Noting that coal plants generated 40 percent of the state's power last year, Trip Doggett, president of the Electric Reliability Council of Texas, said in a statement that the mandated cut in emissions "is unreasonable because it does not allow enough time to implement operational responses to ensure reliability."
Doggett said that while ERCOT does not advocate for or against public policy, "it is our role to voice our concern that Texas could face a shortage of generation necessary to keep the lights on in Texas within a few years" if the EPA plan goes into effect as written.

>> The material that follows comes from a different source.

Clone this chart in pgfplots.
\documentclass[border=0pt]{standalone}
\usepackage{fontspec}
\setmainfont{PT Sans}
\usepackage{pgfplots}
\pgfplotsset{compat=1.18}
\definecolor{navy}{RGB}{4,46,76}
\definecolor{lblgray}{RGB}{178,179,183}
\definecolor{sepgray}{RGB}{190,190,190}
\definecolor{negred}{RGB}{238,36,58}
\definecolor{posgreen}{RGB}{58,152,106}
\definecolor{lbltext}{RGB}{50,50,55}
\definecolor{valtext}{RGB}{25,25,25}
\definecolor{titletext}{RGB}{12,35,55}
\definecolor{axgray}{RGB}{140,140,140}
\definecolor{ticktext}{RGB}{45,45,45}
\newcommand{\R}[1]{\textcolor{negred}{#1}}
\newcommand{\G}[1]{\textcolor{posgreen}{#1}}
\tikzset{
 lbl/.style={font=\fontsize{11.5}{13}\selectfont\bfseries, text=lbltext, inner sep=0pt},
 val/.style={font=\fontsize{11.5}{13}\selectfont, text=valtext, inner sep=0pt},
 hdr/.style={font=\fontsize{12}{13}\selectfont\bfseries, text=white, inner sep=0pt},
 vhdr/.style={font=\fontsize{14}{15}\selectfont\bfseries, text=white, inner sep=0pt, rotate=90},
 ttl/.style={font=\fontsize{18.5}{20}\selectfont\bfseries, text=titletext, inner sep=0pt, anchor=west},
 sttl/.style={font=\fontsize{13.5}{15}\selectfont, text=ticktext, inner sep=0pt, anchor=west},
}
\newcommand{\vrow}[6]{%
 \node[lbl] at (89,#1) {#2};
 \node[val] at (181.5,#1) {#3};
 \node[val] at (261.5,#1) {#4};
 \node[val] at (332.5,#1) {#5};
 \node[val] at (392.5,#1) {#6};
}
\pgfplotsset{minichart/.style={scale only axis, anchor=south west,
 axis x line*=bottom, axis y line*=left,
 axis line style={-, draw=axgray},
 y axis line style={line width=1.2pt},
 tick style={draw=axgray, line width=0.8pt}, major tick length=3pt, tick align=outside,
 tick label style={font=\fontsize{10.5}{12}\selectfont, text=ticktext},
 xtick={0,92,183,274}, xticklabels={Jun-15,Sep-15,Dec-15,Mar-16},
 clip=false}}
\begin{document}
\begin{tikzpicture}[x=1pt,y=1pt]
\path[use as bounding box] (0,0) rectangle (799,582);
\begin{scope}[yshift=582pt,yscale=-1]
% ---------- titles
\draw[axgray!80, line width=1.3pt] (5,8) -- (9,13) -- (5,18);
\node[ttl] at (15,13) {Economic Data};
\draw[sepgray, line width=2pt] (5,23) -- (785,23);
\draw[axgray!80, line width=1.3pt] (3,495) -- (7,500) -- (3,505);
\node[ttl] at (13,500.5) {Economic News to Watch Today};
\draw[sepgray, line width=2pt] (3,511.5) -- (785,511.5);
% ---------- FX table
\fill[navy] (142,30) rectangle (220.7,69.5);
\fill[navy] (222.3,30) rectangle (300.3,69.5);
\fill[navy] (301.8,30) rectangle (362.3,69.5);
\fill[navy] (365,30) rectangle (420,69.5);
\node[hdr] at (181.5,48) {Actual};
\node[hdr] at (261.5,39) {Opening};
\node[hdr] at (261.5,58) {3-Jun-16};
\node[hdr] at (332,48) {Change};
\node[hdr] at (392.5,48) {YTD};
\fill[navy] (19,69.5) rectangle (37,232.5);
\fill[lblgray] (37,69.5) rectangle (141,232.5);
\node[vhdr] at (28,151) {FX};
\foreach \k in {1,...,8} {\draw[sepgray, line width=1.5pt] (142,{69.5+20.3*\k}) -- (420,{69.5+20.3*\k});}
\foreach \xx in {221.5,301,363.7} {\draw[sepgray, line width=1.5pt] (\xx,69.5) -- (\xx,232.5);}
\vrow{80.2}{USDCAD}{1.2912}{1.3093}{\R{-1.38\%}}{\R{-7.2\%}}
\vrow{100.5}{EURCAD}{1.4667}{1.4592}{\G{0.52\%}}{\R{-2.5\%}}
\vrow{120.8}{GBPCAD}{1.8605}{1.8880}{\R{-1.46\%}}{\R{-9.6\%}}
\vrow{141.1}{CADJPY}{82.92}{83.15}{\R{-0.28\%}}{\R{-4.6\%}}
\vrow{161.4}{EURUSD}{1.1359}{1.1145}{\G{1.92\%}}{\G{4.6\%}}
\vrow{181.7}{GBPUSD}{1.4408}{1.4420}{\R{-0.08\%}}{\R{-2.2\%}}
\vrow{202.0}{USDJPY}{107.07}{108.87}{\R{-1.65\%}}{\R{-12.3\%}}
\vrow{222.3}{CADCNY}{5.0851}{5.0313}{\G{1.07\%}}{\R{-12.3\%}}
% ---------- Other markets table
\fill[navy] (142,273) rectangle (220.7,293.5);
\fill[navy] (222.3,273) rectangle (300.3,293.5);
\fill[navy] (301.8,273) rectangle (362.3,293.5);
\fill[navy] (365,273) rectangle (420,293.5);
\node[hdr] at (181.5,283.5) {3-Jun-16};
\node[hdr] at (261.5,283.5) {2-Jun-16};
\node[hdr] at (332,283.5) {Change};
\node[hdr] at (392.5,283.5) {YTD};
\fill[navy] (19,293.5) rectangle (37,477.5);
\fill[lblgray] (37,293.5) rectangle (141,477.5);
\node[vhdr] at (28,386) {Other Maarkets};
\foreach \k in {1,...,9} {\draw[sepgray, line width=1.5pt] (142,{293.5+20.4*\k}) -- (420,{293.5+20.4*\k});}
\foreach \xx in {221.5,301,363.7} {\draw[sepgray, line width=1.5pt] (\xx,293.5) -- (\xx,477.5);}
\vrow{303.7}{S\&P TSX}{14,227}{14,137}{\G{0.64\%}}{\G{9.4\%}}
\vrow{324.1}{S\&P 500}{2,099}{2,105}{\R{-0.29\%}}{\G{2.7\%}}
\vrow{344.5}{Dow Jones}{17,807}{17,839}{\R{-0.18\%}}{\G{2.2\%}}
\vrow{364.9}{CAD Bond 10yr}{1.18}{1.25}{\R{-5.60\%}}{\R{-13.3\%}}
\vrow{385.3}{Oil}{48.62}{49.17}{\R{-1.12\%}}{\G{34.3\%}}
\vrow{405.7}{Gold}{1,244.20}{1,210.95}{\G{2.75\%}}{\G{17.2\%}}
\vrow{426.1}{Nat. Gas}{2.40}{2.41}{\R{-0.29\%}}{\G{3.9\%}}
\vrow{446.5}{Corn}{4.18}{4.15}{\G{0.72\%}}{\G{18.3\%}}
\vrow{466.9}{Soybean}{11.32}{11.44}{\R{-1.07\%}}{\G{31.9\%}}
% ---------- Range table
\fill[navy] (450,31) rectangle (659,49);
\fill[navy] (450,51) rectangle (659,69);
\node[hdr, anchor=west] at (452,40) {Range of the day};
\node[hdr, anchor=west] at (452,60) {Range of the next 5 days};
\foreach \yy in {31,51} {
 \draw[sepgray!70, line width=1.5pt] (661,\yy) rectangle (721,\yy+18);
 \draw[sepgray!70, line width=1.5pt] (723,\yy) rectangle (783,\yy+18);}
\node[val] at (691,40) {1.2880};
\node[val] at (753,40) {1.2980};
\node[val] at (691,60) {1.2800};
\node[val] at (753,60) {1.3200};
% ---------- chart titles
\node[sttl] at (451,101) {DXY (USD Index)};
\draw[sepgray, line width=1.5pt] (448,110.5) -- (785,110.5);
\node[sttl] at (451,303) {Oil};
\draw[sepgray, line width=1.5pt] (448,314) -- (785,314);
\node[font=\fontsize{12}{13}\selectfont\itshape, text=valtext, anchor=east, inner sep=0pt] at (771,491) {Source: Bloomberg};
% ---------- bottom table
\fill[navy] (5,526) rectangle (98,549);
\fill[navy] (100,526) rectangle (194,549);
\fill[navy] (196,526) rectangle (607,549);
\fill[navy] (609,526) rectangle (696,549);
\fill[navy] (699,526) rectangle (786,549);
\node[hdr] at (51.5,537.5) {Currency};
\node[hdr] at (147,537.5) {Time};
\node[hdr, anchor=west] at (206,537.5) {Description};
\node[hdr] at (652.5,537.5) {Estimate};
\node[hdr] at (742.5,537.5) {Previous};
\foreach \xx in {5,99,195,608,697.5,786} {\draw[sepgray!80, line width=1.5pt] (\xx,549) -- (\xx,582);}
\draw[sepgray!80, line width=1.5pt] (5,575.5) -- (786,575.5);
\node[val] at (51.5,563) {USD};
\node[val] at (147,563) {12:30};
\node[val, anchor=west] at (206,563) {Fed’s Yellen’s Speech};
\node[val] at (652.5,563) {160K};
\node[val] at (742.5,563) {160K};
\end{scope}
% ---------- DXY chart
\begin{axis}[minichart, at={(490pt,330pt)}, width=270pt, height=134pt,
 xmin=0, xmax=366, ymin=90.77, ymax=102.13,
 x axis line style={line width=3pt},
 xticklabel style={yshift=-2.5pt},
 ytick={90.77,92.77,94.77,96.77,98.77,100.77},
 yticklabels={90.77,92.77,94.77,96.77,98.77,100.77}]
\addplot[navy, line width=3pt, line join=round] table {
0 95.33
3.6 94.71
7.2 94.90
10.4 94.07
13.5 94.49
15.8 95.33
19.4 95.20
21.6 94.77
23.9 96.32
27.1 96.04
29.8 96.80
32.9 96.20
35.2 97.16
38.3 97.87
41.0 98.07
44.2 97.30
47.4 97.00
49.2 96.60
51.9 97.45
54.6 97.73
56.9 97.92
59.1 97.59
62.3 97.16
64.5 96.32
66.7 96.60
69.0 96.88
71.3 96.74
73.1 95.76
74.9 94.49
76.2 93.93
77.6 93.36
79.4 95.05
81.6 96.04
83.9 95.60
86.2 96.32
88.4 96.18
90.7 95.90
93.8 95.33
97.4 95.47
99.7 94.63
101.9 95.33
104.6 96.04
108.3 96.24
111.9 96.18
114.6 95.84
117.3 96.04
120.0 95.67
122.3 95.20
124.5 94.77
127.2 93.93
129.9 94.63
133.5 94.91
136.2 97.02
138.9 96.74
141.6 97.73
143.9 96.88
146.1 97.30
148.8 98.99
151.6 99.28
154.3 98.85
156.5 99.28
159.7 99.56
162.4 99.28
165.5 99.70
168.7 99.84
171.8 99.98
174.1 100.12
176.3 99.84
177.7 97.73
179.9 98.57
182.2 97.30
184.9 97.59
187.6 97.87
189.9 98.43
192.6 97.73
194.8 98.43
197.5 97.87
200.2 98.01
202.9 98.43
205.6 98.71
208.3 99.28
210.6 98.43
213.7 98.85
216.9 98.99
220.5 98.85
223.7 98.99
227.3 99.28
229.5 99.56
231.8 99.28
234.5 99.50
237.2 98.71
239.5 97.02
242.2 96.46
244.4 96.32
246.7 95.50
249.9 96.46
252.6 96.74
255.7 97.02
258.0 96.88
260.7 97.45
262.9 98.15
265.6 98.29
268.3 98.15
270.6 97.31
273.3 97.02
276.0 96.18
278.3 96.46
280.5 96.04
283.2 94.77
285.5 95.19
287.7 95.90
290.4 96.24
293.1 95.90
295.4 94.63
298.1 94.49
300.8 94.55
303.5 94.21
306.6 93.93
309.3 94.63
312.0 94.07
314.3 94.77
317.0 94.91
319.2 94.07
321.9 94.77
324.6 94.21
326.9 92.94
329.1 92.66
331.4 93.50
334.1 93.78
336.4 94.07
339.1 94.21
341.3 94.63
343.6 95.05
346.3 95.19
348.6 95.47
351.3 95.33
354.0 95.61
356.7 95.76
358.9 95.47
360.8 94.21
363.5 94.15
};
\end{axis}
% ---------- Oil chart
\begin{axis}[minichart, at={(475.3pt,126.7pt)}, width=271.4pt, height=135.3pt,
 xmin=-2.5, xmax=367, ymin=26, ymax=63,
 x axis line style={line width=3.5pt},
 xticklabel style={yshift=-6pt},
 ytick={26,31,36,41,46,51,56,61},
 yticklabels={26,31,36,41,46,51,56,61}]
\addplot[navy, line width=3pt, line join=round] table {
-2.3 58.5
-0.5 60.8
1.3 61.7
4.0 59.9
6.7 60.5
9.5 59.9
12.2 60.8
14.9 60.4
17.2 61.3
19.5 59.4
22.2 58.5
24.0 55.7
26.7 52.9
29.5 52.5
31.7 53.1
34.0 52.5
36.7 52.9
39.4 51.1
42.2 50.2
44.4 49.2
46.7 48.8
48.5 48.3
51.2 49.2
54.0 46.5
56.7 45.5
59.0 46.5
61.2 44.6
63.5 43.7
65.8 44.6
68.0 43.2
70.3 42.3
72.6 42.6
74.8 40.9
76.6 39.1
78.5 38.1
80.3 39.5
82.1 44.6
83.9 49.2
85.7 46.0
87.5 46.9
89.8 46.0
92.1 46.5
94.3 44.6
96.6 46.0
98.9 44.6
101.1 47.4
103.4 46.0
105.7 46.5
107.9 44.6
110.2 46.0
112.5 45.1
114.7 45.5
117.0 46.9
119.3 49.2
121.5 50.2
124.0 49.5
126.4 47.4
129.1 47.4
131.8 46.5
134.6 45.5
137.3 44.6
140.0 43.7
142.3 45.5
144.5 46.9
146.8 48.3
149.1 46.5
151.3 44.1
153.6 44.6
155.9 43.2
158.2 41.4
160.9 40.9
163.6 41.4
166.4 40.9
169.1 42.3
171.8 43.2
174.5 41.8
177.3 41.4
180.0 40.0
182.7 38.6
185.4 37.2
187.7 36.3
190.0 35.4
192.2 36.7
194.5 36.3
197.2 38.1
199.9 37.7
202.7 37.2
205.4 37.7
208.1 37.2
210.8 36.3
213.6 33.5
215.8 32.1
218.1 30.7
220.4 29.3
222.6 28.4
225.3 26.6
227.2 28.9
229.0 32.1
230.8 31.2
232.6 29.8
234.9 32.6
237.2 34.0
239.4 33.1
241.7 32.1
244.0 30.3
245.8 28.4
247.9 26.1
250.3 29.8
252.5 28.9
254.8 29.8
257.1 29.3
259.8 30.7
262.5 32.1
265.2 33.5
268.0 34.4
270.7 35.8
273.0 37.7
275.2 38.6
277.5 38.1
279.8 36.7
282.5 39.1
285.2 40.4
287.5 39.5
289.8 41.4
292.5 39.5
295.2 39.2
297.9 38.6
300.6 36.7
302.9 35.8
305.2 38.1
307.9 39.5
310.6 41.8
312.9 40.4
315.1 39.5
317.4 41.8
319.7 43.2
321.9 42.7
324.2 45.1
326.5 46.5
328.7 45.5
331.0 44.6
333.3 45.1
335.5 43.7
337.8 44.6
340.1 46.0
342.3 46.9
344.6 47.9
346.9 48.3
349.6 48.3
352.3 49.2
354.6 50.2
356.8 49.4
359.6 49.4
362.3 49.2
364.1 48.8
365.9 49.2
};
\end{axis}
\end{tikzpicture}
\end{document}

The EPA's new Cross-State Air Pollution Rule, which applies to 27 states, aims to reduce emissions of sulfur dioxide and nitrogen oxides, which contribute to smog, soot and acid rain. It was issued July 7.
In response, EPA assistant administrator Gina McCarthy said in a statement that "Texas power plants will be able to cut their pollution without jeopardizing reliable electricity service for Texans." She said 42 percent of sulfur dioxide emissions covered by the new rule comes from three plants that together account for 13 percent of the state's electricity generation.
"The balance of Texas power generation is already relatively clean and will not face a heavy compliance burden under this rule," McCarthy's statement said.
Tom "Smitty" Smith, of Public Citizen, said ERCOT "is blowing smoke" with its warning.
Smith said the EPA ruling is just one in a string of federal decisions cracking down on coal emissions, and he predicted that it will likely result in an extension of the deadline in exchange for power generators' agreements to cut emissions by installing pollution-control equipment or retiring their worst polluters. He said that has already happened in Oklahoma.